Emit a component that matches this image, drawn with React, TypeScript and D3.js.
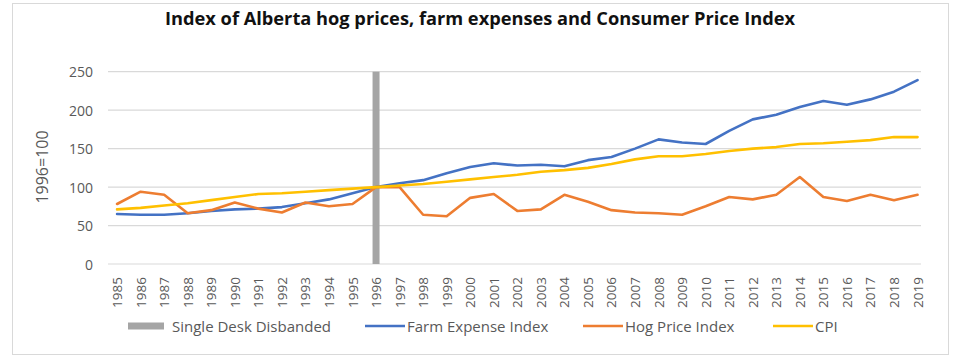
import React from "react";
import * as d3 from "d3";

const years: string[] = [
  "1985","1986","1987","1988","1989","1990","1991","1992","1993","1994","1995","1996",
  "1997","1998","1999","2000","2001","2002","2003","2004","2005","2006","2007","2008",
  "2009","2010","2011","2012","2013","2014","2015","2016","2017","2018","2019",
];

const farmExpense: number[] = [
  65, 64, 64, 66, 69, 71, 72, 74, 79, 84, 92, 100,
  105, 109, 118, 126, 131, 128, 129, 127, 135, 139, 150, 162,
  158, 156, 173, 188, 194, 204, 212, 207, 214, 224, 239,
];

const hogPrice: number[] = [
  78, 94, 90, 66, 70, 80, 72, 67, 80, 75, 78, 100,
  100, 64, 62, 86, 91, 69, 71, 90, 81, 70, 67, 66,
  64, 75, 87, 84, 90, 113, 87, 82, 90, 83, 90,
];

const cpi: number[] = [
  71, 73, 76, 79, 83, 87, 91, 92, 94, 96, 98, 100,
  102, 104, 107, 110, 113, 116, 120, 122, 125, 130, 136, 140,
  140, 143, 147, 150, 152, 156, 157, 159, 161, 165, 165,
];

const yTicks: number[] = [0, 50, 100, 150, 200, 250];
const disbandYear = "1996";
const disbandValue = 250;

const title = "Index of Alberta hog prices, farm expenses and Consumer Price Index";
const yTitle = "1996=100";

const series = [
  { name: "Farm Expense Index", values: farmExpense, color: "#4472C4" },
  { name: "Hog Price Index", values: hogPrice, color: "#ED7D31" },
  { name: "CPI", values: cpi, color: "#FFC000" },
];

const FONT = "'Open Sans', sans-serif";

export default function App() {
  const W = 956, H = 358;
  const x = d3.scaleBand<string>().domain(years).range([105.3, 929.3]);
  const y = d3.scaleLinear().domain([0, 250]).range([264, 71.7]);
  const cx = (yr: string) => (x(yr) as number) + x.bandwidth() / 2;
  const line = d3
    .line<number>()
    .x((_, i) => cx(years[i]))
    .y((v) => y(v));

  const legendItems = [
    { name: "Single Desk Disbanded", color: "#A5A5A5", type: "bar", x: 128 },
    { name: "Farm Expense Index", color: "#4472C4", type: "line", x: 365 },
    { name: "Hog Price Index", color: "#ED7D31", type: "line", x: 583 },
    { name: "CPI", color: "#FFC000", type: "line", x: 773 },
  ];
  const legendY = 326;

  return (
    <svg
      width={W}
      height={H}
      style={{ position: "absolute", left: 0, top: 0, background: "#fff" }}
      fontFamily={FONT}
    >
      <rect x={12.5} y={3.5} width={936} height={351} fill="#fff" stroke="#d9d9d9" />
      <text x={480} y={25} textAnchor="middle" fontSize={18} fontWeight="bold" fill="#111"
        textLength={630} lengthAdjust="spacingAndGlyphs">
        {title}
      </text>
      {yTicks.map((t) => (
        <g key={t}>
          <line x1={108} x2={921} y1={y(t)} y2={y(t)} stroke="#d9d9d9" strokeWidth={1.2} />
          <text x={93} y={y(t)} textAnchor="end" dominantBaseline="central" fontSize={14} fill="#595959">
            {t}
          </text>
        </g>
      ))}
      <text
        transform={`translate(42,167) rotate(-90)`}
        textAnchor="middle"
        dominantBaseline="central"
        fontSize={16}
        fill="#595959"
      >
        {yTitle}
      </text>
      <rect
        x={cx(disbandYear) - 3.5}
        y={y(disbandValue)}
        width={7}
        height={y(0) - y(disbandValue)}
        fill="#A5A5A5"
      />
      {series.map((s) => (
        <path
          key={s.name}
          d={line(s.values) || ""}
          fill="none"
          stroke={s.color}
          strokeWidth={2.6}
          strokeLinejoin="round"
          strokeLinecap="round"
        />
      ))}
      {years.map((yr) => (
        <text
          key={yr}
          transform={`translate(${cx(yr)},277) rotate(-90)`}
          textAnchor="end"
          dominantBaseline="central"
          fontSize={13.5}
          fill="#595959"
        >
          {yr}
        </text>
      ))}
      {legendItems.map((it) => (
        <g key={it.name}>
          {it.type === "bar" ? (
            <rect x={it.x} y={legendY - 3.5} width={36} height={7} fill={it.color} />
          ) : (
            <line x1={it.x} x2={it.x + 40} y1={legendY} y2={legendY} stroke={it.color} strokeWidth={2.6} />
          )}
          <text
            x={it.x + (it.type === "bar" ? 44 : 42)}
            y={legendY}
            dominantBaseline="central"
            fontSize={15}
            fill="#595959"
          >
            {it.name}
          </text>
        </g>
      ))}
    </svg>
  );
}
───
> Aim
Please write out all of the material above without changing a word, and omit any pictures.

> Output for this task
Emit a component that matches this image, drawn with React, TypeScript and D3.js.
import React from "react";
import * as d3 from "d3";

const years: string[] = [
  "1985","1986","1987","1988","1989","1990","1991","1992","1993","1994","1995","1996",
  "1997","1998","1999","2000","2001","2002","2003","2004","2005","2006","2007","2008",
  "2009","2010","2011","2012","2013","2014","2015","2016","2017","2018","2019",
];

const farmExpense: number[] = [
  65, 64, 64, 66, 69, 71, 72, 74, 79, 84, 92, 100,
  105, 109, 118, 126, 131, 128, 129, 127, 135, 139, 150, 162,
  158, 156, 173, 188, 194, 204, 212, 207, 214, 224, 239,
];

const hogPrice: number[] = [
  78, 94, 90, 66, 70, 80, 72, 67, 80, 75, 78, 100,
  100, 64, 62, 86, 91, 69, 71, 90, 81, 70, 67, 66,
  64, 75, 87, 84, 90, 113, 87, 82, 90, 83, 90,
];

const cpi: number[] = [
  71, 73, 76, 79, 83, 87, 91, 92, 94, 96, 98, 100,
  102, 104, 107, 110, 113, 116, 120, 122, 125, 130, 136, 140,
  140, 143, 147, 150, 152, 156, 157, 159, 161, 165, 165,
];

const yTicks: number[] = [0, 50, 100, 150, 200, 250];
const disbandYear = "1996";
const disbandValue = 250;

const title = "Index of Alberta hog prices, farm expenses and Consumer Price Index";
const yTitle = "1996=100";

const series = [
  { name: "Farm Expense Index", values: farmExpense, color: "#4472C4" },
  { name: "Hog Price Index", values: hogPrice, color: "#ED7D31" },
  { name: "CPI", values: cpi, color: "#FFC000" },
];

const FONT = "'Open Sans', sans-serif";

export default function App() {
  const W = 956, H = 358;
  const x = d3.scaleBand<string>().domain(years).range([105.3, 929.3]);
  const y = d3.scaleLinear().domain([0, 250]).range([264, 71.7]);
  const cx = (yr: string) => (x(yr) as number) + x.bandwidth() / 2;
  const line = d3
    .line<number>()
    .x((_, i) => cx(years[i]))
    .y((v) => y(v));

  const legendItems = [
    { name: "Single Desk Disbanded", color: "#A5A5A5", type: "bar", x: 128 },
    { name: "Farm Expense Index", color: "#4472C4", type: "line", x: 365 },
    { name: "Hog Price Index", color: "#ED7D31", type: "line", x: 583 },
    { name: "CPI", color: "#FFC000", type: "line", x: 773 },
  ];
  const legendY = 326;

  return (
    <svg
      width={W}
      height={H}
      style={{ position: "absolute", left: 0, top: 0, background: "#fff" }}
      fontFamily={FONT}
    >
      <rect x={12.5} y={3.5} width={936} height={351} fill="#fff" stroke="#d9d9d9" />
      <text x={480} y={25} textAnchor="middle" fontSize={18} fontWeight="bold" fill="#111"
        textLength={630} lengthAdjust="spacingAndGlyphs">
        {title}
      </text>
      {yTicks.map((t) => (
        <g key={t}>
          <line x1={108} x2={921} y1={y(t)} y2={y(t)} stroke="#d9d9d9" strokeWidth={1.2} />
          <text x={93} y={y(t)} textAnchor="end" dominantBaseline="central" fontSize={14} fill="#595959">
            {t}
          </text>
        </g>
      ))}
      <text
        transform={`translate(42,167) rotate(-90)`}
        textAnchor="middle"
        dominantBaseline="central"
        fontSize={16}
        fill="#595959"
      >
        {yTitle}
      </text>
      <rect
        x={cx(disbandYear) - 3.5}
        y={y(disbandValue)}
        width={7}
        height={y(0) - y(disbandValue)}
        fill="#A5A5A5"
      />
      {series.map((s) => (
        <path
          key={s.name}
          d={line(s.values) || ""}
          fill="none"
          stroke={s.color}
          strokeWidth={2.6}
          strokeLinejoin="round"
          strokeLinecap="round"
        />
      ))}
      {years.map((yr) => (
        <text
          key={yr}
          transform={`translate(${cx(yr)},277) rotate(-90)`}
          textAnchor="end"
          dominantBaseline="central"
          fontSize={13.5}
          fill="#595959"
        >
          {yr}
        </text>
      ))}
      {legendItems.map((it) => (
        <g key={it.name}>
          {it.type === "bar" ? (
            <rect x={it.x} y={legendY - 3.5} width={36} height={7} fill={it.color} />
          ) : (
            <line x1={it.x} x2={it.x + 40} y1={legendY} y2={legendY} stroke={it.color} strokeWidth={2.6} />
          )}
          <text
            x={it.x + (it.type === "bar" ? 44 : 42)}
            y={legendY}
            dominantBaseline="central"
            fontSize={15}
            fill="#595959"
          >
            {it.name}
          </text>
        </g>
      ))}
    </svg>
  );
}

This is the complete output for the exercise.